Всякий человек может сказать мудрое слово, только не всякий знает, когда он сказал его, и не замечает, что оно вырвалось у него из множества чепухи. Но мастер знаком с блеском драгоценного камня: он поставит его там, где надо, где бы ни нашел. Таково, может быть, было завидное положение Гомера, Сзади, Чоусера. Они осознали, что ум всех — их ум, и были компиляторами, историографами, но вместе с тем и поэтами. Каждый романист — наследник и распорядитель всех сотен тысяч повестей и рассказов, оглашающих нашу землю:
Он представляет нем Фивян и Пелопидов
И горестную быль паденья славной Трои.
Влияние Чоусера заметно во всей нашей прежней литературе, еще не так давно у него заимствовали не только Попе и Драйден, но и многие другие английские писатели потихоньку брали у него в заем, который легко отдать. Право, весело смотреть на избыток, пробавляющий такое множество питомцев. Впрочем, сам Чоусер славно умеет занимать у своих и у чужих. Через Лидгета и Кекстона он поживился от Гвидо ди Колонна, который в свою очередь брал у Овидия, Стация и Фригуса. Потом его благодетелями были Петрарка, Боккаччо и провансальские поэты, а с бедным Гоувером он обращается как с каменоломней или с кирпичным заводом, из которого ему нужно построить себе дом. Он извиняется тем, что оставленное им не имеет никакой ценности, а приобретает ее от его присвоения. В литературе на практике существует то правило, что человек, однажды оказавшийся дельным и самобытным писателем, получает право свободно распоряжаться сочинениями других. Мысль есть достояние того, кто ее постигает, и того, кто умеет, прилично поместить ее. Некоторая неловкость отмечает употребление мысли, взятой напрокат, но когда мы поняли, что можно из нее сделать, она становится нашей собственностью.
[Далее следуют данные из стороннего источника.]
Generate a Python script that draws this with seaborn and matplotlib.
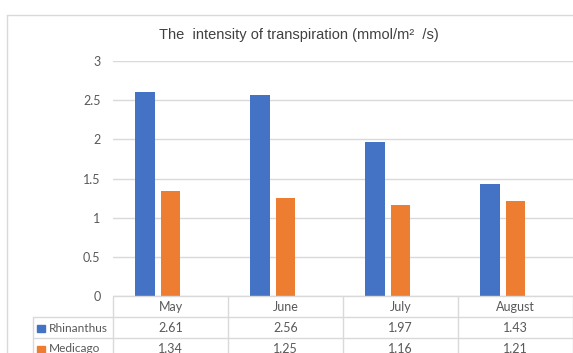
import matplotlib
matplotlib.use("Agg")
import matplotlib.pyplot as plt
from matplotlib.lines import Line2D
from matplotlib.patches import Rectangle
from matplotlib.transforms import blended_transform_factory
import seaborn as sns
import pandas as pd

months = ["May", "June", "July", "August"]
series = ["Rhinanthus", "Medicago"]
rhinanthus = [2.61, 2.56, 1.97, 1.43]
medicago = [1.34, 1.25, 1.16, 1.21]
colors = ["#4472C4", "#ED7D31"]
yticks = [0, 0.5, 1, 1.5, 2, 2.5, 3]

df = pd.DataFrame({
    "month": months * 2,
    "series": [series[0]] * 4 + [series[1]] * 4,
    "value": rhinanthus + medicago,
})

sns.set_theme(style="white")
plt.rcParams["font.family"] = ["Lato", "DejaVu Sans"]

W, H = 573, 353
fig = plt.figure(figsize=(W / 100, H / 100), dpi=100)
fig.patch.set_facecolor("white")

# plot area in pixel terms
left, right, top, bottom = 113, 573, 61, 296
ax = fig.add_axes([left / W, 1 - bottom / H, (right - left) / W, (bottom - top) / H])

sns.barplot(data=df, x="month", y="value", hue="series", hue_order=series,
            palette=colors, saturation=1, width=0.44, gap=0.21, linewidth=0,
            legend=False, ax=ax, errorbar=None)

shift = 0.11
ax.set_xlim(-0.5 + shift, len(months) - 0.5 + shift)
ax.set_ylim(0, 3)
ax.set_yticks(yticks)
ax.set_yticklabels([f"{t:g}" for t in yticks])
ax.yaxis.grid(True, color="#d9d9d9", linewidth=1)
ax.set_axisbelow(True)
for s in ax.spines.values():
    s.set_visible(False)
ax.set_xticks([])
ax.set_xlabel("")
ax.set_ylabel("")
ax.tick_params(axis="y", length=0, pad=9, labelsize=9, labelcolor="#595959")

# background layer in pixel coordinates: chart border and title
ov = fig.add_axes([0, 0, 1, 1], zorder=-1)
ov.set_xlim(0, W)
ov.set_ylim(H, 0)
ov.axis("off")

line_c = "#d9d9d9"
ov.add_line(Line2D([7, 7], [15, H], color=line_c, lw=1))
ov.add_line(Line2D([7, W], [15, 15], color=line_c, lw=1))

ov.text(298.5, 35, "The  intensity of transpiration (mmol/m\u00b2  /s)",
        ha="center", va="center", fontsize=10.5, color="#404040",
        family=["Liberation Sans", "DejaVu Sans"])

# data table under the plot
row_y = [296, 317, 338, 359]
ov2 = fig.add_axes([0, 0, 1, 1], zorder=3)
ov2.set_xlim(0, W)
ov2.set_ylim(H, 0)
ov2.axis("off")
tx2 = blended_transform_factory(ax.transData, ov2.transData)

ov2.add_line(Line2D([left, W], [row_y[0], row_y[0]], color=line_c, lw=1))
for y in row_y[1:3]:
    ov2.add_line(Line2D([33, W], [y, y], color=line_c, lw=1))
ov2.add_line(Line2D([33, 33], [row_y[1], H], color=line_c, lw=1))
for i in range(len(months) + 1):
    ov2.add_line(Line2D([i - 0.5 + shift] * 2, [row_y[0], H], color=line_c,
                        lw=1, transform=tx2))

txt_kw = dict(ha="center", va="center", fontsize=9, color="#595959")
for i, m in enumerate(months):
    ov2.text(i + shift, 307, m, transform=tx2, **txt_kw)
    ov2.text(i + shift, 328, f"{rhinanthus[i]:.2f}", transform=tx2, **txt_kw)
    ov2.text(i + shift, 349, f"{medicago[i]:.2f}", transform=tx2, **txt_kw)

for j, (name, c) in enumerate(zip(series, colors)):
    yc = 328 + 21 * j
    ov2.add_patch(Rectangle((37, yc - 3.5), 7.5, 7.5, color=c))
    ov2.text(49, yc, name, ha="left", va="center", fontsize=8.6, color="#595959")

fig.savefig("out.png", dpi=100)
Так, всякая оригинальность относительна. Каждому мыслителю подсобляют сзади. Как в Вестминстере и Вашингтоне, сэр Робер Пиль и Уэбстер говорят и подают голос за тысячи, так Локк и Руссо думают за тысячи и так множество источников извиваются вокруг Гомера, Мену, Саади, Мильтона: то были друзья, возлюбленные, книги, предания, пословицы, из которых они почерпнули. Те погибли, но если бы они нам предстали, чудо, произведенное деятелями, убавилось бы намного. Но если Бард говорит как власть имеющий; если никто из живущих в ту пору не может с ним померяться; если в его груди есть притом тот Дельфийский оракул, которого можно просить обо всякой мысли, обо всякой в мире вещи: действительно ли оно так — да ила нет? — и получить ответ, на который можно твердо положиться, — тогда все заимствования чужого ума, сделанные таким человеком, могут не смущать его совесть по части оригинальности. Влияние других книг и других умов не что иное, как дуновение дыма, в сравнении с этою исключительно живою существенностью, которая сказалась его духу.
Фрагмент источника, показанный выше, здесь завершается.